Last month the United States Supreme Court issued a key decision defining what is the “discharge of a pollutant” under the federal Clean Water Act. The decision has broad economic and wastewater management implications in Idaho and throughout the West.
In Los Angeles County Flood Control District v. Natural Resources Defense Council, the court held that the flow of water from improved concrete-lined portions of a navigable waterway (the Los Angeles and San Gabriel rivers) into unimproved portions of the same waterway does not qualify as a discharge of pollutants under the Clean Water Act.
The Supreme Court reversed a previous Ninth Circuit Court of Appeals ruling holding the Los Angeles County Flood Control District liable for alleged pollutant discharges. In the Ninth Circuit’s view, the detection of polluted water at monitoring stations in unimproved river segments below the concrete-lined sections of these rivers established the discharge.
Environmental groups brought the L.A. County case, alleging that the district was discharging polluted and untreated stormwater collected by the district’s municipal separate storm sewer systems (also known as MS4s) in violation of the district’s National Pollutant Discharge Elimination System permit. It was undisputed that water quality monitoring stations on unimproved sections of the Los Angeles and San Gabriel rivers, downstream from the concrete-lined sections of the rivers, measured repeated exceedances of the water quality standards in the district’s NPDES permit. However, numerous dischargers other than the district also put wastewater into the rivers upstream of the monitoring stations. The district asserted that there was no evidence as to the source of the water quality violations.

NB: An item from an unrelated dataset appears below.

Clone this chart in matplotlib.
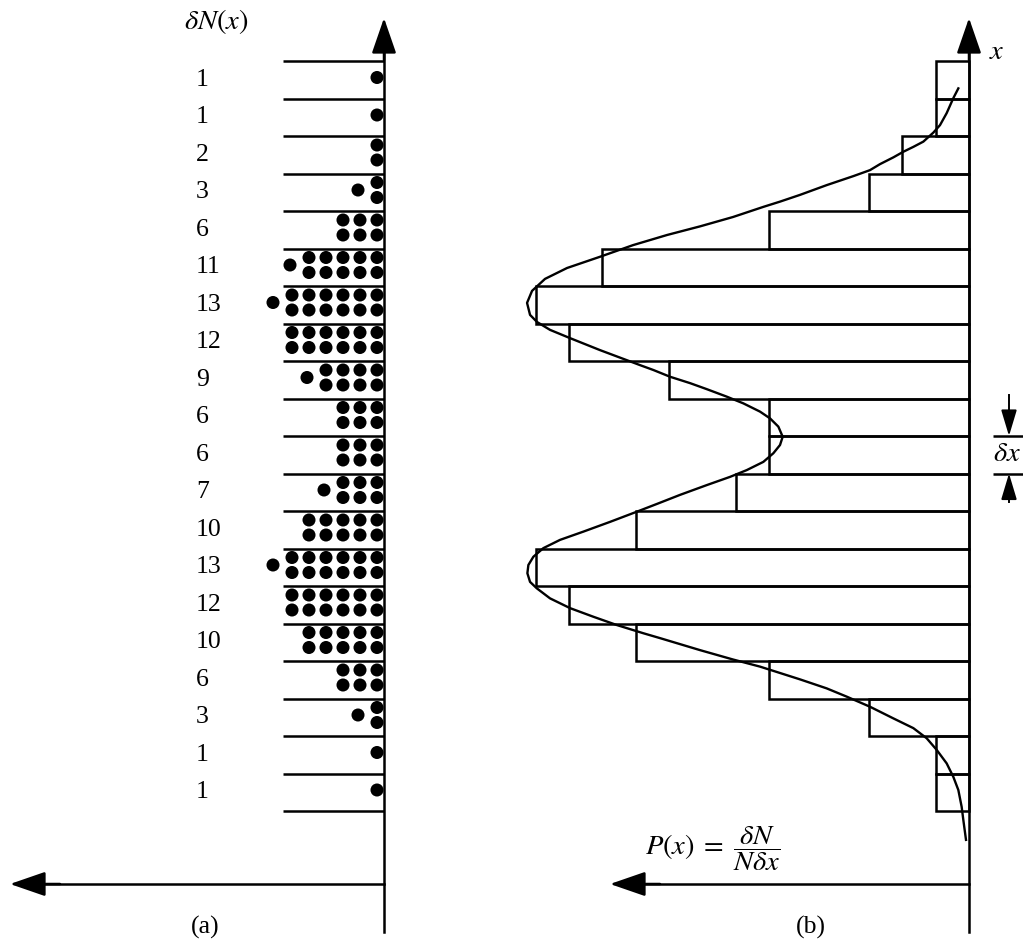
# -*- coding: utf-8 -*-
# histogram of a sample: (a) the points sorted into bins, (b) the normalised
# histogram with the smooth density drawn over it
import numpy as np
import matplotlib.pyplot as plt

plt.rcParams['font.family'] = ['Liberation Serif', 'DejaVu Serif']
plt.rcParams['mathtext.fontset'] = 'stix'

# counts per bin, from the top bin down (as printed in panel a)
counts_top_down = [1, 1, 2, 3, 6, 11, 13, 12, 9, 6, 6, 7, 10, 13, 12, 10, 6, 3, 1, 1]

# smooth curve: position x in bin widths (0 = lowest bin edge)
# and height in counts, from top to bottom
curve_x = [19.27, 19.01, 18.61, 18.29, 18.09, 17.85, 17.71, 17.58, 17.43, 17.25,
           17.09, 16.93, 16.69, 16.43, 16.25, 16.11, 15.84, 15.59, 15.36, 15.09,
           14.78, 14.48, 14.19, 13.87, 13.55, 13.23, 13.04, 12.83, 12.61, 12.29,
           12.09, 11.89, 11.76, 11.58, 11.41, 11.25, 11.05, 10.87, 10.65, 10.47,
           10.25, 9.98, 9.76, 9.54, 9.31, 9.09, 8.91, 8.69, 8.43, 8.20,
           7.98, 7.71, 7.45, 7.23, 7.01, 6.78, 6.56, 6.34, 6.11, 5.94,
           5.67, 5.41, 5.18, 4.96, 4.74, 4.61, 4.29, 4.04, 3.85, 3.51,
           3.27, 3.05, 2.78, 2.47, 2.21, 1.94, 1.63, 1.27, 0.91, 0.56,
           0.11, -0.24, -0.77]
curve_p = [0.32, 0.47, 0.67, 0.87, 1.07, 1.37, 1.67, 1.97, 2.27, 2.67,
           2.97, 3.47, 4.27, 5.07, 5.67, 6.17, 7.08, 8.07, 9.06, 10.08,
           11.07, 12.06, 12.72, 13.11, 13.26, 13.17, 12.96, 12.57, 11.97, 11.07,
           10.47, 9.87, 9.47, 8.97, 8.37, 7.87, 7.27, 6.77, 6.27, 5.97,
           5.72, 5.59, 5.67, 5.87, 6.17, 6.67, 7.17, 7.87, 8.67, 9.33,
           9.97, 10.77, 11.57, 12.27, 12.77, 13.07, 13.22, 13.25, 13.17, 12.97,
           12.57, 11.97, 11.27, 10.57, 9.77, 9.27, 8.07, 7.08, 6.27, 5.07,
           4.27, 3.67, 2.97, 2.27, 1.67, 1.27, 0.97, 0.67, 0.47, 0.32,
           0.22, 0.17, 0.09]

counts = np.array(counts_top_down[::-1])        # bottom bin first
nbins = len(counts)
centers = np.arange(nbins) + 0.5
edges = np.arange(nbins + 1)

# ---- page geometry (pixels) ----
W, H = 1023, 943
BIN_PX = 37.5       # height of one bin
BASE_PX = 811       # pixel row of lowest bin edge
AXA_PX = 384        # vertical axis of panel (a)
AXB_PX = 969        # vertical axis of panel (b)
COUNT_PX = 33.33    # one count in panel (b)
SPLIT_PX = 430


def yv(py):
    return (BASE_PX - py) / BIN_PX


def xa(px):
    return (px - AXA_PX) / BIN_PX


def xb(px):
    return (AXB_PX - px) / COUNT_PX


LW = 1.8
FS = 18.5
FS_MATH = 20.5
arrow_big = dict(arrowstyle='-|>,head_length=1.1,head_width=0.38', mutation_scale=20,
                 lw=LW, color='k', shrinkA=0, shrinkB=0)
arrow_small = dict(arrowstyle='-|>,head_length=1.0,head_width=0.3', mutation_scale=16,
                   lw=1.4, color='k', shrinkA=0, shrinkB=0)

fig = plt.figure(figsize=(W / 100, H / 100), dpi=100)

ax_a = fig.add_axes([0, 0, SPLIT_PX / W, 1])
ax_a.set_xlim(xa(0), xa(SPLIT_PX))
ax_a.set_ylim(yv(H), yv(0))
ax_a.axis('off')

ax_b = fig.add_axes([SPLIT_PX / W, 0, 1 - SPLIT_PX / W, 1])
ax_b.set_xlim(xb(SPLIT_PX), xb(W))
ax_b.set_ylim(yv(H), yv(0))
ax_b.axis('off')

# ---------------- panel (a) ----------------
ax_a.hlines(edges, xa(283), 0, color='k', lw=LW)
ax_a.plot([0, 0], [yv(932), yv(40)], color='k', lw=LW)
ax_a.annotate('', xy=(0, yv(18)), xytext=(0, yv(60)), arrowprops=arrow_big)
ax_a.plot([0, xa(40)], [yv(884), yv(884)], color='k', lw=LW)
ax_a.annotate('', xy=(xa(10), yv(884)), xytext=(xa(60), yv(884)), arrowprops=arrow_big)

# dots: columns of two packed against the axis, an odd one left over sits centred
step = 17 / BIN_PX
half_gap = 7.5 / BIN_PX
right = xa(377)
dx, dy = [], []
for c, n in zip(centers, counts):
    yc = c + 0.06
    for col in range(n // 2):
        dx += [right - col * step] * 2
        dy += [yc + half_gap, yc - half_gap]
    if n % 2:
        dx.append(right - (n // 2) * step - (2 if n > 1 else 0) / BIN_PX)
        dy.append(yc)
ax_a.scatter(dx, dy, s=88, color='k', edgecolors='none', zorder=3)

for c, n in zip(centers, counts):
    ax_a.text(xa(196), c, str(n), fontsize=FS, ha='left', va='center')

ax_a.text(xa(216), yv(22), r'$\delta N(x)$', fontsize=FS_MATH, ha='center', va='center')
ax_a.text(xa(205), yv(927), '(a)', fontsize=FS, ha='center', va='center')

# ---------------- panel (b) ----------------
ax_b.barh(centers, counts, height=1.0, left=0, fill=False, edgecolor='k', lw=LW)
ax_b.plot(curve_p, curve_x, color='k', lw=1.7)

ax_b.plot([0, 0], [yv(932), yv(40)], color='k', lw=LW)
ax_b.annotate('', xy=(0, yv(18)), xytext=(0, yv(60)), arrowprops=arrow_big)
ax_b.plot([0, xb(640)], [yv(884), yv(884)], color='k', lw=LW)
ax_b.annotate('', xy=(xb(610), yv(884)), xytext=(xb(660), yv(884)), arrowprops=arrow_big)

# bin width marker
k = 9
ax_b.hlines([edges[k], edges[k + 1]], xb(993), xb(1023), color='k', lw=LW)
ax_b.plot([xb(1009)] * 2, [yv(395), edges[k + 1] + 0.4], color='k', lw=1.4)
ax_b.annotate('', xy=(xb(1009), edges[k + 1]), xytext=(xb(1009), edges[k + 1] + 0.6),
              arrowprops=arrow_small)
ax_b.plot([xb(1009)] * 2, [yv(502), edges[k] - 0.4], color='k', lw=1.4)
ax_b.annotate('', xy=(xb(1009), edges[k]), xytext=(xb(1009), edges[k] - 0.6),
              arrowprops=arrow_small)
ax_b.text(xb(1007), centers[k], r'$\delta x$', fontsize=FS_MATH, ha='center', va='center')

ax_b.text(xb(997), yv(52), r'$x$', fontsize=FS_MATH, ha='center', va='center')
ax_b.text(xb(713), yv(849), r'$P(x)\;=\;\dfrac{\delta N}{N\delta x}$', fontsize=FS_MATH,
          ha='center', va='center')
ax_b.text(xb(811), yv(927), '(b)', fontsize=FS, ha='center', va='center')

fig.savefig('out.png', dpi=100)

The Clean Water Act defines the term “discharge of a pollutant” to mean “any addition of any pollutant to navigable waters from any point source.” The Supreme Court stated that under the common understanding of the word “add,” no pollutants are “added” to a water body when water merely is transferred from one portion of that water body to another portion of the same water body. In a previous case from 2004, South Florida Water Management District v. Miccosukee Tribe, the court held that polluted water removed from a canal, transported through a pump station, and then deposited into a nearby reservoir would be a discharge of pollutants under the Clean Water Act only if the canal and the reservoir were “meaningfully distinct water bodies.” In this instance, the court stated, following from Miccosukee, that no discharge of pollutants occurs when water merely flows from one portion of the water body to another.
The L.A. County decision demonstrates that despite the generally broad reach of the Clean Water Act, not every water transfer or discharge amounts to a regulated “discharge of a pollutant.” Also, in situations where different wastewater flows or discharge streams may be commingled or joined in the same waterway or water body, the L.A. County decision supports the federal Environmental Protection Agency’s previously adopted view that the mixing of such flows does not create a separate discharge or regulated event.

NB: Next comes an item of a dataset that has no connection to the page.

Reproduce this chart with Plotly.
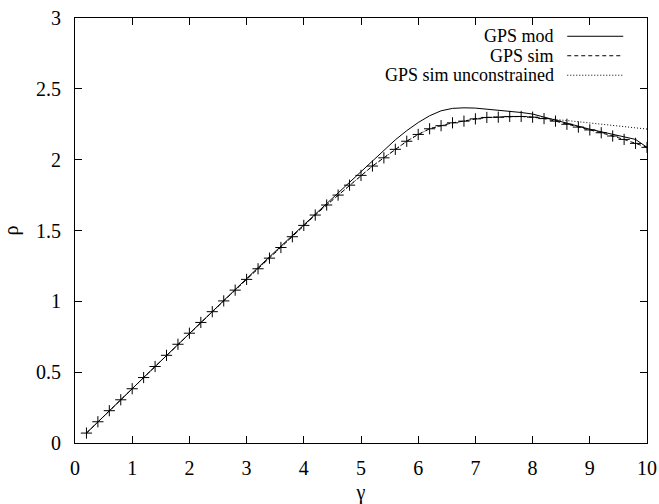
import plotly.graph_objects as go

gamma = [round(0.2 * i, 1) for i in range(1, 51)]

gps_sim = [0.070, 0.150, 0.228, 0.305, 0.383, 0.462, 0.540, 0.619, 0.697, 0.775,
           0.851, 0.927, 1.003, 1.079, 1.155, 1.230, 1.305, 1.380, 1.456, 1.536,
           1.609, 1.680, 1.750, 1.820, 1.889, 1.955, 2.013, 2.073, 2.130, 2.178,
           2.218, 2.240, 2.260, 2.272, 2.288, 2.298, 2.300, 2.305, 2.305, 2.300,
           2.290, 2.272, 2.250, 2.230, 2.210, 2.190, 2.167, 2.143, 2.115, 2.087]

gps_mod = [0.070, 0.150, 0.228, 0.305, 0.383, 0.462, 0.540, 0.619, 0.697, 0.776,
           0.853, 0.930, 1.007, 1.084, 1.161, 1.238, 1.314, 1.390, 1.466, 1.542,
           1.620, 1.695, 1.765, 1.840, 1.915, 1.990, 2.065, 2.140, 2.205, 2.262,
           2.310, 2.345, 2.362, 2.366, 2.364, 2.357, 2.350, 2.342, 2.333, 2.322,
           2.300, 2.278, 2.257, 2.236, 2.215, 2.197, 2.180, 2.162, 2.143, 2.087]

gps_unc = gps_sim[:40] + [2.293, 2.285, 2.276, 2.268, 2.259, 2.250, 2.242, 2.233, 2.225, 2.216]

legend_names = ["GPS mod", "GPS sim", "GPS sim unconstrained"]
legend_dash = ["solid", "4px,3px", "1px,2px"]

FONT = "Liberation Serif"
FS = 20
LEG_FS = 18

fig = go.Figure()
fig.add_trace(go.Scatter(x=gamma, y=gps_unc, mode="lines",
                         line=dict(color="black", width=1, dash=legend_dash[2]),
                         showlegend=False))
fig.add_trace(go.Scatter(x=gamma, y=gps_sim, mode="lines+markers",
                         line=dict(color="black", width=1, dash=legend_dash[1]),
                         marker=dict(symbol="cross-thin", size=8,
                                     line=dict(color="black", width=1)),
                         showlegend=False))
fig.add_trace(go.Scatter(x=gamma, y=gps_mod, mode="lines",
                         line=dict(color="black", width=1, dash=legend_dash[0]),
                         showlegend=False))

# legend (gnuplot style: text right-aligned, sample to the right)
leg_y = [0.957, 0.9112, 0.8654]
for name, dash, yy in zip(legend_names, legend_dash, leg_y):
    fig.add_annotation(x=0.8396, y=yy, xref="paper", yref="paper", text=name,
                       showarrow=False, xanchor="right", yanchor="middle",
                       borderpad=0,
                       font=dict(family=FONT, size=LEG_FS, color="black"))
    fig.add_shape(type="line", xref="paper", yref="paper",
                  x0=0.8606, x1=0.9585, y0=yy, y1=yy,
                  line=dict(color="black", width=1, dash=dash))

axis_common = dict(showline=True, linecolor="black", linewidth=1, mirror="allticks",
                   ticks="inside", ticklen=7, tickcolor="black", tickwidth=1,
                   showgrid=False, zeroline=False, automargin=False,
                   tickfont=dict(family=FONT, size=FS, color="black"))

fig.update_layout(
    width=659, height=504,
    margin=dict(l=75, r=12, t=18, b=61),
    paper_bgcolor="white", plot_bgcolor="white",
    font=dict(family=FONT, size=FS, color="black"),
    xaxis=dict(range=[0, 10], dtick=1, tick0=0,
               title=dict(text="γ", font=dict(family=FONT, size=FS), standoff=6),
               ticklabelstandoff=7, **axis_common),
    yaxis=dict(range=[0, 3], dtick=0.5, tick0=0,
               title=dict(text="ρ", font=dict(family=FONT, size=FS), standoff=14),
               ticklabelstandoff=9, **axis_common),
)

fig.write_html("out.html")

Under EPA’s perspective, because the different discharge streams existed prior to their becoming mixed or commingled, that mixing would not alter the respective permitted or exempt status of the separate discharges once they are commingled. In Idaho, EPA is the NPDES permitting authority because Idaho does not have a state-delegated Clean Water Act permitting program.

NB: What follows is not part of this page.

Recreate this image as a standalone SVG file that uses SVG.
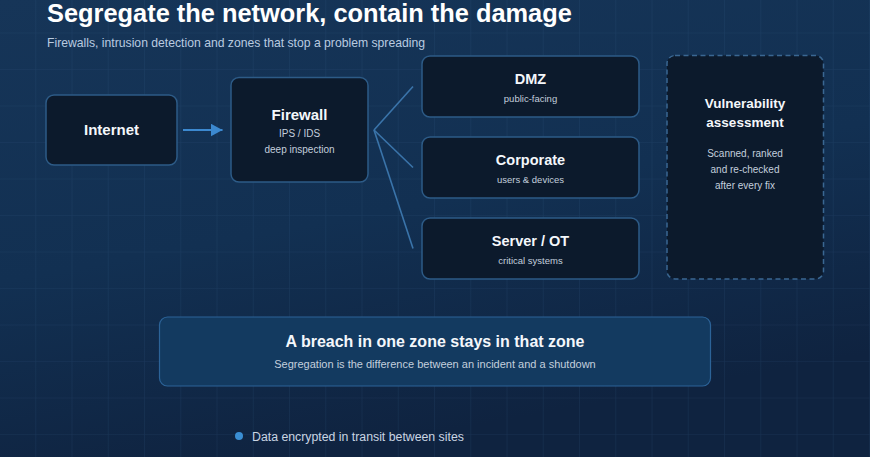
<svg xmlns="http://www.w3.org/2000/svg" width="870" height="457" viewBox="0 0 870 457">
  <defs>
    <linearGradient id="bg" x1="0" y1="0" x2="0.35" y2="1">
      <stop offset="0" stop-color="#163558"/>
      <stop offset="0.55" stop-color="#123052"/>
      <stop offset="1" stop-color="#0f2340"/>
    </linearGradient>
    <pattern id="grid" x="0" y="-3" width="36.25" height="36.5" patternUnits="userSpaceOnUse">
      <path d="M36.25 0V36.5M0 36.5H36.25" fill="none" stroke="#3d6690" stroke-opacity="0.22" stroke-width="1.2"/>
    </pattern>
    <marker id="arrow" markerWidth="12" markerHeight="13" refX="12" refY="6.5" orient="auto" markerUnits="userSpaceOnUse">
      <path d="M0 0L12 6.5L0 13Z" fill="#3c89d0"/>
    </marker>
    <style>
      .box { fill: #0c1a2c; stroke: #2d5b87; stroke-width: 1.5; }
      .dash { fill: #0c1a2c; stroke: #3a6792; stroke-width: 1.5; stroke-dasharray: 5 3.5; }
      .breach { fill: #133a60; stroke: #2c6398; stroke-width: 1.2; }
      .t { font-family: "Liberation Sans", Arial, sans-serif; fill: #f4f7fb; font-weight: bold; text-anchor: middle; }
      .s { font-family: "Liberation Sans", Arial, sans-serif; fill: #c3cfdd; text-anchor: middle; }
      .conn { stroke: #3a74aa; stroke-width: 1.6; fill: none; }
    </style>
  </defs>
  <rect width="870" height="457" fill="url(#bg)"/>
  <rect width="870" height="457" fill="url(#grid)"/>

  <text x="47" y="22" font-family="Liberation Sans, Arial, sans-serif" font-size="25.4" font-weight="bold" fill="#ffffff">Segregate the network, contain the damage</text>
  <text x="47" y="47" font-family="Liberation Sans, Arial, sans-serif" font-size="12.2" fill="#b9cbe0">Firewalls, intrusion detection and zones that stop a problem spreading</text>

  <g id="connectors">
    <line x1="183" y1="130" x2="222.5" y2="130" stroke="#3c89d0" stroke-width="2.2" marker-end="url(#arrow)"/>
    <line class="conn" x1="374" y1="130" x2="413" y2="86.5"/>
    <line class="conn" x1="374" y1="130" x2="413" y2="167.5"/>
    <line class="conn" x1="374" y1="130" x2="413" y2="248.5"/>
  </g>

  <g id="internet">
    <rect class="box" x="46" y="95" width="131" height="70" rx="8"/>
    <text class="t" x="111.5" y="135" font-size="15">Internet</text>
  </g>

  <g id="firewall">
    <rect class="box" x="231" y="77.5" width="137" height="104.5" rx="8"/>
    <text class="t" x="299.5" y="120" font-size="15">Firewall</text>
    <text class="s" x="299.5" y="137" font-size="10">IPS / IDS</text>
    <text class="s" x="299.5" y="153" font-size="10">deep inspection</text>
  </g>

  <g id="dmz">
    <rect class="box" x="422" y="56" width="217" height="61" rx="8"/>
    <text class="t" x="530.5" y="84" font-size="14.5">DMZ</text>
    <text class="s" x="530.5" y="102" font-size="9.5">public-facing</text>
  </g>

  <g id="corporate">
    <rect class="box" x="422" y="137" width="217" height="61" rx="8"/>
    <text class="t" x="530.5" y="165" font-size="14.5">Corporate</text>
    <text class="s" x="530.5" y="183" font-size="9.5">users &amp; devices</text>
  </g>

  <g id="server">
    <rect class="box" x="422" y="218" width="217" height="61" rx="8"/>
    <text class="t" x="530.5" y="246" font-size="14.5">Server / OT</text>
    <text class="s" x="530.5" y="264" font-size="9.5">critical systems</text>
  </g>

  <g id="vulnerability">
    <rect class="dash" x="667" y="55.5" width="156.5" height="223.5" rx="8"/>
    <text class="t" x="745" y="108" font-size="13.5">Vulnerability</text>
    <text class="t" x="745" y="127" font-size="13.5">assessment</text>
    <text class="s" x="745" y="157" font-size="10">Scanned, ranked</text>
    <text class="s" x="745" y="173" font-size="10">and re-checked</text>
    <text class="s" x="745" y="189" font-size="10">after every fix</text>
  </g>

  <g id="breach">
    <rect class="breach" x="159.5" y="317" width="551" height="69" rx="8"/>
    <text class="t" x="435" y="347" font-size="16">A breach in one zone stays in that zone</text>
    <text class="s" x="435" y="368" font-size="11">Segregation is the difference between an incident and a shutdown</text>
  </g>

  <g id="bullets">
    <circle cx="239" cy="436" r="4" fill="#3a8ed3"/>
    <text x="252" y="441" font-family="Liberation Sans, Arial, sans-serif" font-size="12.3" fill="#c9d5e3">Data encrypted in transit between sites</text>
  </g>
</svg>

The L.A. County case’s conclusion is an important consideration for Idaho MS4 operators, including many Idaho cities, counties and highway districts. There are 15 different MS4 permits for the state’s larger metropolitan areas, all state highways and roads, and several highway districts. The Clean Water Act permitting process is both lengthy and costly, taking two to three years or more and costing hundreds of thousands of dollars. Penalties for Clean Water Act violations can run up to $37,500 per day for each violation, and penalties are often stacked when an action is considered in violation of multiple permit provisions, such as, for example, an unpermitted discharge coupled with exceeding a pollutant limit.
As in the L.A. County example, Idaho MS4s may have permitted discharges that mix with other exempt or permitted discharge flows in man-made waterways, such as canals, irrigation or drainage ditches, or conduits, before reaching a natural waterway. Under the L.A. County decision, this mixing within a man-made waterway should not be a regulated discharge nor affect the permitted status of the mixing discharge streams.
This guidance then should benefit Idaho’s MS4 dischargers in documenting compliance with the Clean Water Act, as well as benefit those maintaining and operating man-made waterways including canals, drainage ditches, and channelized stream segments.